4) This one’s a doozy: “The Democratic minority is defending the filibuster because, as seldom as its members say they expect to use it, they see it as a way of ensuring that no one will be given life tenure who is unworthy of judicial independence–who can’t be counted on to make impartial rulings or, when necessary, to check the excesses of the political branches. . . . [W]hile it’s bizarre to have an argument so fundamental turn on a fight over a procedural maneuver, the Democrats have the better of the disagreement from the viewpoint of the American system. The law is the compact between the people and our representatives. Sometimes it is judges who must say what that is, despite what the political branches have declared. That’s the essence of judicial review and, without it, our system would be radically different. Because we count on judges’ impartiality in making their rulings, Democrats are standing up for democracy in fighting to keep the filibuster. In the war over the courts, they recognize that it’s a tool for ensuring that the president’s nominees are worthy of life tenure — especially when Republicans insist on their right to pick judges because of ideology.”

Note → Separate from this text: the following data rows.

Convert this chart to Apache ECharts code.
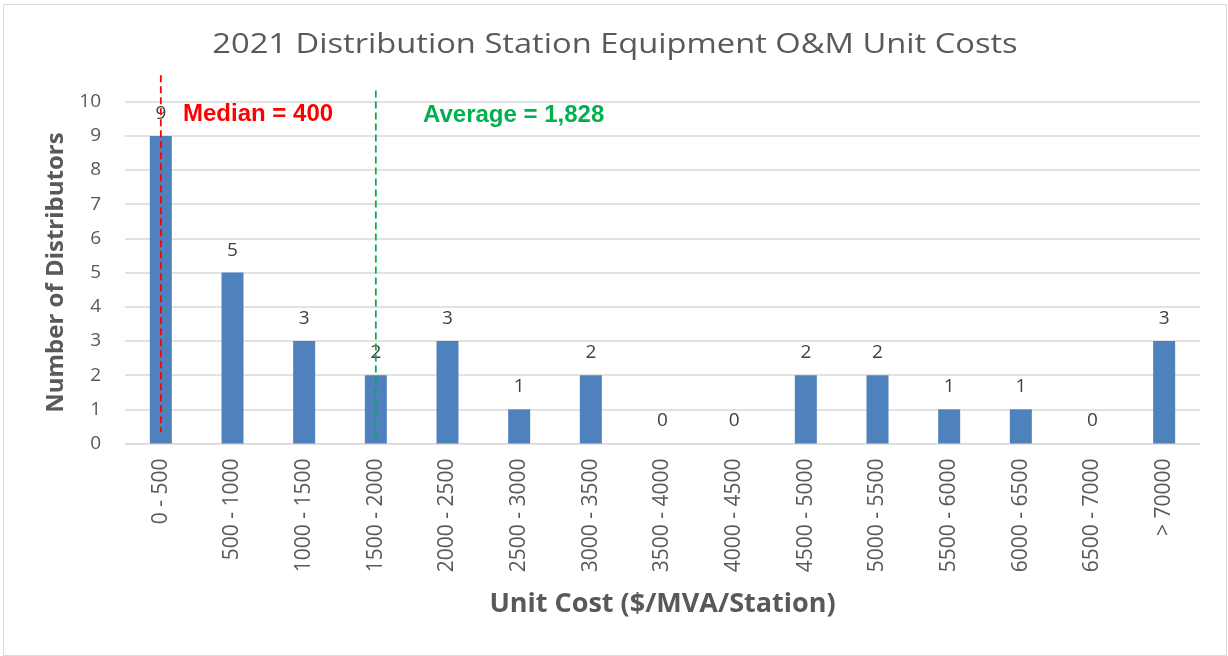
<!DOCTYPE html>
<html>
<head>
<meta charset="utf-8">
<script src="https://cdn.jsdelivr.net/npm/echarts@6/dist/echarts.min.js"></script>
<style>
  html, body { margin: 0; padding: 0; background: #fff; }
  #main { width: 1228px; height: 656px; }
</style>
</head>
<body>
<div id="main"></div>
<script>
// 数据
const categories = ['0 - 500', '500 - 1000', '1000 - 1500', '1500 - 2000', '2000 - 2500',
  '2500 - 3000', '3000 - 3500', '3500 - 4000', '4000 - 4500', '4500 - 5000',
  '5000 - 5500', '5500 - 6000', '6000 - 6500', '6500 - 7000', '> 70000'];
const distributors = [9, 5, 3, 2, 3, 1, 2, 0, 0, 2, 2, 1, 1, 0, 3];
// 参考线（类目位置 + 起止高度，以辅助坐标轴 0-11 计）
const medianLine = [['0 - 500', 10.77], ['0 - 500', 0.33]];
const averageLine = [['1500 - 2000', 10.33], ['1500 - 2000', 0.1]];

const font = 'Open Sans, Liberation Sans, sans-serif';
const arial = 'Liberation Sans, Arial, sans-serif';
const myChart = echarts.init(document.getElementById('main'));

const option = {
  animation: false,
  graphic: [
    {
      type: 'rect', left: 1, top: 2,
      shape: { width: 1223, height: 651 },
      style: { fill: 'none', stroke: '#d9d9d9', lineWidth: 1 }
    },
    {
      // 标题（横向略微拉宽，对应原图比例）
      type: 'text', x: 615, y: 45, scaleX: 1.21,
      style: {
        text: '2021 Distribution Station Equipment O&M Unit Costs',
        fill: '#595959', font: 'normal 27px ' + font,
        align: 'center', verticalAlign: 'middle'
      }
    },
    {
      type: 'text', left: 183, top: 102,
      style: { text: 'Median = 400', fill: '#ff0000', font: 'bold 24px ' + arial }
    },
    {
      type: 'text', left: 423, top: 103,
      style: { text: 'Average = 1,828', fill: '#00b050', font: 'bold 24px ' + arial }
    }
  ],
  grid: [
    { left: 125, right: 28, top: 101.7, bottom: 212.5 },
    { left: 125, right: 28, top: 67.5, bottom: 212.5 }
  ],
  xAxis: [
    {
      type: 'category',
      data: categories,
      gridIndex: 0,
      axisTick: { show: false },
      axisLine: { lineStyle: { color: '#d9d9d9' } },
      axisLabel: { rotate: 90, color: '#595959', fontSize: 21, fontFamily: font, margin: 15, interval: 0 },
      name: 'Unit Cost ($/MVA/Station)',
      nameLocation: 'middle',
      nameGap: 147,
      nameTextStyle: { color: '#595959', fontSize: 27, fontWeight: 'bold', fontFamily: font }
    },
    {
      type: 'category',
      data: categories,
      gridIndex: 1,
      show: false
    }
  ],
  yAxis: [
    {
      type: 'value',
      gridIndex: 0,
      min: 0, max: 10, interval: 1,
      axisLine: { show: false },
      axisTick: { show: false },
      axisLabel: { color: '#595959', fontSize: 19, fontFamily: font, margin: 24 },
      splitLine: { lineStyle: { color: '#d9d9d9', width: 1.5 } },
      name: 'Number of Distributors',
      nameLocation: 'middle',
      nameGap: 56,
      nameTextStyle: { color: '#595959', fontSize: 24, fontWeight: 'bold', fontFamily: font }
    },
    {
      type: 'value',
      gridIndex: 1,
      min: 0, max: 11,
      show: false,
      splitLine: { show: false }
    }
  ],
  series: [
    {
      name: 'Distributors',
      type: 'bar',
      data: distributors,
      barWidth: 22,
      itemStyle: { color: '#4f81bd' },
      label: { show: true, position: 'top', color: '#404040', fontSize: 19, fontFamily: font, distance: 13 }
    },
    {
      name: 'Median',
      type: 'line',
      xAxisIndex: 1, yAxisIndex: 1,
      data: medianLine,
      symbol: 'none',
      lineStyle: { color: '#ff0000', width: 1.8, type: [7, 4] },
      z: 5
    },
    {
      name: 'Average',
      type: 'line',
      xAxisIndex: 1, yAxisIndex: 1,
      data: averageLine,
      symbol: 'none',
      lineStyle: { color: '#00b050', width: 1.8, type: [7, 4] },
      z: 5
    }
  ]
};

myChart.setOption(option);
</script>
</body>
</html>
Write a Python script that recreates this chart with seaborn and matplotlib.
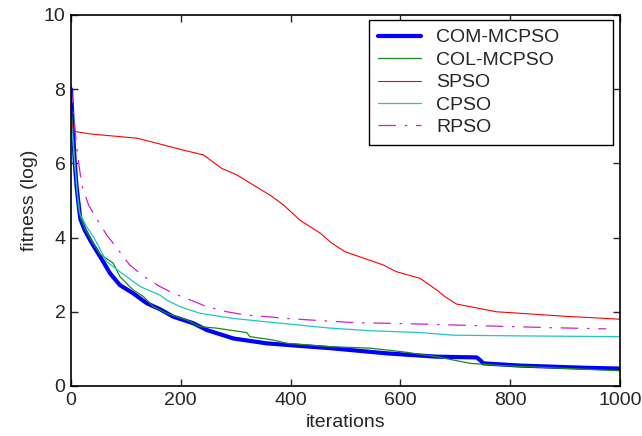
import numpy as np
import pandas as pd
import seaborn as sns
import matplotlib.pyplot as plt

# values
com_x = [0, 4, 7, 10, 13, 17, 25, 38, 53, 71, 89, 113, 138, 162, 186, 223, 247, 296, 356, 417, 472,
         575, 666, 739, 745, 751, 818, 939, 1000]
com_y = [8.0, 6.8, 6.0, 5.4, 5.0, 4.5, 4.2, 3.85, 3.49, 3.04, 2.72, 2.50, 2.23, 2.07, 1.87, 1.69, 1.51,
         1.28, 1.15, 1.08, 1.02, 0.88, 0.79, 0.77, 0.70, 0.61, 0.55, 0.49, 0.47]

col_x = [0, 4, 7, 10, 13, 17, 25, 38, 53, 77, 89, 113, 132, 150, 174, 211, 235, 265, 320, 326, 368, 393,
         472, 545, 605, 666, 727, 787, 939, 1000]
col_y = [7.6, 6.7, 6.0, 5.4, 5.0, 4.55, 4.25, 3.9, 3.55, 3.31, 2.95, 2.59, 2.41, 2.14, 1.96, 1.78, 1.60,
         1.56, 1.44, 1.33, 1.24, 1.15, 1.06, 1.02, 0.92, 0.79, 0.61, 0.55, 0.45, 0.41]

spso_x = [0, 5, 10, 38, 120, 147, 204, 241, 274, 302, 365, 387, 417, 454, 475, 499, 569, 593, 636, 666,
          681, 702, 775, 818, 909, 939, 1000]
spso_y = [7.1, 6.9, 6.85, 6.79, 6.68, 6.58, 6.36, 6.23, 5.87, 5.69, 5.12, 4.88, 4.47, 4.12, 3.85, 3.62,
          3.26, 3.08, 2.90, 2.59, 2.41, 2.21, 2.0, 1.96, 1.87, 1.85, 1.80]

cpso_x = [0, 4, 8, 12, 16, 28, 41, 65, 89, 126, 162, 174, 198, 235, 296, 356, 417, 472, 545, 636, 696,
          818, 1000]
cpso_y = [7.2, 6.5, 5.8, 5.1, 4.65, 4.3, 4.02, 3.35, 3.08, 2.68, 2.45, 2.32, 2.14, 1.96, 1.82, 1.73,
          1.64, 1.56, 1.49, 1.44, 1.37, 1.35, 1.33]

rpso_x = [0, 5, 10, 15, 20, 32, 50, 65, 86, 107, 132, 162, 186, 217, 247, 284, 320, 356, 393, 435, 514,
          636, 757, 879, 975]
rpso_y = [8.1, 7.3, 6.5, 5.9, 5.4, 4.88, 4.43, 4.07, 3.67, 3.26, 2.96, 2.68, 2.50, 2.32, 2.14, 2.0,
          1.91, 1.87, 1.82, 1.78, 1.71, 1.67, 1.62, 1.57, 1.54]

series = [
    ('COM-MCPSO', com_x, com_y, '#0000ff', 3.0, '-'),
    ('COL-MCPSO', col_x, col_y, '#1a8a1a', 0.9, '-'),
    ('SPSO', spso_x, spso_y, '#ff0000', 0.8, '-'),
    ('CPSO', cpso_x, cpso_y, '#20c4c4', 0.9, '-'),
    ('RPSO', rpso_x, rpso_y, '#d020d0', 0.9, (0, (14, 7, 2, 7))),
]

sns.set_style('ticks')
plt.rcParams['font.family'] = ['Liberation Sans', 'DejaVu Sans']

fig = plt.figure(figsize=(6.42, 4.36), dpi=100)
ax = fig.add_axes([0.1106, 0.1147, 0.8551, 0.8509])

for name, xs, ys, color, lw, ls in series:
    df = pd.DataFrame({'iterations': xs, 'fitness': ys})
    sns.lineplot(data=df, x='iterations', y='fitness', ax=ax, color=color, linewidth=lw,
                 linestyle=ls, label=name, estimator=None, sort=False)

ax.set_xlim(0, 1000)
ax.set_ylim(0, 10)
ax.set_xticks([0, 200, 400, 600, 800, 1000])
ax.set_yticks([0, 2, 4, 6, 8, 10])
ax.tick_params(direction='in', top=True, right=True, labelsize=14, length=5, width=1, pad=4)
for s in ax.spines.values():
    s.set_visible(True)
    s.set_linewidth(1.2)
    s.set_color('black')
ax.set_xlabel('iterations', fontsize=14, labelpad=4)
ax.set_ylabel('fitness (log)', fontsize=14, labelpad=4)

# legend box stretched to the reference width (MATLAB-like wide frame)
leg = ax.legend(loc='upper left', mode='expand', bbox_to_anchor=(0.543, 0.64, 0.444, 0.3465),
                borderaxespad=0, fontsize=14, frameon=True, fancybox=False, edgecolor='black',
                handlelength=2.2, handletextpad=0.8, labelspacing=0.25, borderpad=0.45)
leg.get_frame().set_linewidth(1.0)
leg.get_frame().set_alpha(1)

fig.savefig('out.png', dpi=100)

So: because some conservatives allegedly dislike judicial review, and other conservatives allegedly like it too much, conservative judicial nominees cannot be impartial. And because they can’t be impartial, we have to have a filibuster. Note that there isn’t much of an attempt to establish that the use of the filibuster has any necessary connection to the preservation of judicial independence: Caplan isn’t arguing that it would be impossible to use the filibuster to block the confirmation of judges who would be impartial. Of course it would be possible to use the filibuster for this purpose. The judicial filibuster as such is neutral with respect to what sort of judges turn out. The only possible argument that Caplan can be making is this: Republican judges are likely to be bad, so the Democrats deserve to win. In four years’ time, if there’s a Democratic president, he can switch sides.
Note also that Caplan is taking an absurdly negative view of Republican judicial nominees (they’re supposedly all either foes of Marbury or Richard Epstein clones) while also taking an absurdly positive one of Democratic politicians (they’re supposedly deeply concerned that Republican nominees aren’t impartial, and they never pick judges based on ideology, Clinton’s and Kerry’s announced litmus tests on Roe notwithstanding).
There is no more substance to this essay than if Caplan had said, “I prefer Democrats to Republicans and therefore want them to win the political struggles over the judiciary.” He could have saved the Post some space. Caplan, incidentally, is “the editor and president of Legal Affairs magazine and the Knight Senior Journalist at Yale Law School.”